In this concise book, David and Roger Johnson and Edythe Johnson Holubec reinforce the cooperative learning theories found in Circles of Learning: Cooperation in the Classroom and expand those theories to include the school and school district. Offering a thorough description of cooperative learning and the research behind it, the authors explain how cooperative learning can be implemented in the classroom and why cooperation must pervade schooling at every level.
They discuss not only formal cooperative learning but also informal cooperative learning, cooperative base groups, and cooperative structures. They emphasize that cooperation is more than a seating arrangement, that educators must attend to these essential components:
* Positive interdependence
* Individual accountability/personal responsibility
* Face-to-face promotive interaction
* Interpersonal and small-group skills
* Group processing
Conflict is inevitable in any environment, and the authors provide succinct advice on managing conflict to creative a cooperative environment, structuring academic controversies, teaching procedures and skills, structuring a peacemaking program, teaching negotiation/mediation procedures and skills, and arbitrating as a last resort.
If you want a successful learning community where people support each other's efforts and treat one another with respect, helping students develop their cooperative learning skills should be a key part of your strategy--and with this book you can start doing that.

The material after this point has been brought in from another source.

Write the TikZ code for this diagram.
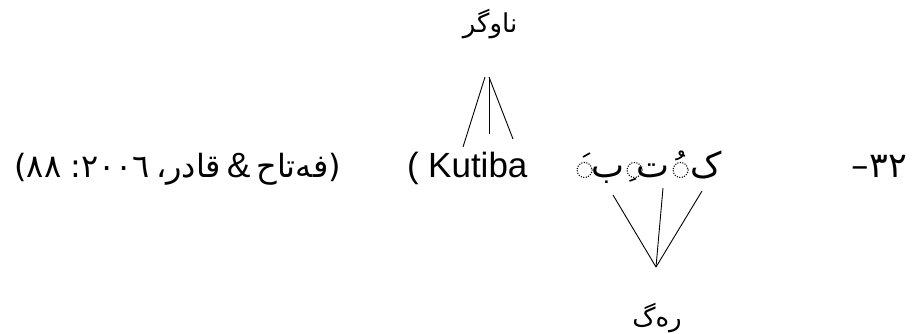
\documentclass[tikz,border=0pt]{standalone}
\usepackage{fontspec}
\usetikzlibrary{calc}
\setmainfont{Liberation Sans}
\newfontfamily\arabicfont[Script=Arabic]{DejaVu Sans}
\TeXXeTstate=1
\tikzset{
  mainline/.style={inner sep=0pt, font=\fontsize{35}{40}\selectfont},
  citation/.style={inner sep=0pt, font=\fontsize{32}{38}\selectfont},
  letter/.style={inner sep=0pt, font=\arabicfont\fontsize{35}{40}\selectfont},
  lbl/.style={inner sep=0pt, font=\fontsize{26}{30}\selectfont},
  branch/.style={line width=0.9pt, black},
  holder/.style={line width=1.5pt, dash pattern=on 0pt off 2.5pt, line cap=round, black},
  haraka/.style={line width=1.6pt, black},
}
\begin{document}
\begin{tikzpicture}[x=1pt,y=-1pt]
\useasboundingbox (0,0) rectangle (918,333);
% example number
\node[mainline, anchor=base east] (num) at (907,177) {\arabicfont\beginR ٣٢–\endR};
% the Kurdish word: letters, vowel holders and vowel signs
\node[letter, anchor=base east] (kaf) at (722,177) {ک};
\node[letter, anchor=base east] (teh) at (670,177) {ت};
\node[letter, anchor=base east] (beh) at (625,177) {ب};
\coordinate (h1) at (680.5,170);
\coordinate (h2) at (634.5,170);
\coordinate (h3) at (584.5,170);
\draw[holder] (h1) circle (7.5);
\draw[holder] (h2) circle (7.5);
\draw[holder] (h3) circle (7.5);
\node[letter, anchor=base] (damma) at (680.5,181) {ﹸ};
\draw[haraka] ($(h2)+(-5,11)$) -- ($(h2)+(1.5,8.5)$);
\draw[haraka] ($(h3)+(-1.5,-13)$) -- ($(h3)+(5.5,-17)$);
% transliteration
\node[mainline, anchor=base west] (paren) at (407,177) {(};
\node[mainline, anchor=base west] (latin) at (428,177) {Kutiba};
% source reference
\node[citation, anchor=base east] (cite) at (341,177)
  {\arabicfont\spaceskip=6pt\beginR (فەتاح {\rmfamily\fontsize{35}{40}\selectfont\&} قادر، ٢٠٠٦: ٨٨)\endR};
% labels above and below
\node[lbl, anchor=base] (stem) at (490,32) {\arabicfont\beginR ناوگر\endR};
\node[lbl, anchor=base] (root) at (657,326) {\arabicfont\beginR رەگ\endR};
% branching lines
\coordinate (upA) at (485,77);
\coordinate (upB) at (489,77);
\coordinate (uL) at (463,147);
\coordinate (uM) at (489,134);
\coordinate (uR) at (513,139);
\draw[branch] (upA) -- (uL);
\draw[branch] (upB) -- (uM);
\draw[branch] (upB) -- (uR);
\coordinate (lowA) at (656,267);
\coordinate (lL) at (613,195);
\coordinate (lM) at (663,188);
\coordinate (lR) at (702,191);
\draw[branch] (lL) -- (lowA);
\draw[branch] (lM) -- (lowA);
\draw[branch] (lR) -- (lowA);
\end{tikzpicture}
\end{document}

Roger T. Johnson is a professor of curriculum and instruction at the University of Minnesota. He holds his doctoral degree from the University of California in Berkeley. He is the Co-Director of the Cooperative Learning Center. His public school teaching experience includes kindergarten through eighth grade instruction in self-contained classrooms, open schools, nongraded situations, cottage schools, and departmentalized (science) schools. He has consulted with schools throughout the world. He taught in the Harvard-Newton Intern Program as a master teacher. He was a curriculum developer with the Elementary Science Study in the Educational Development Center at Harvard University. For three summers, he taught classes in the British Primary Schools at the University of Sussex near Brighton, England. He has been honored with national awards from numerous organizations. He is the author of numerous research articles, book chapters, and books.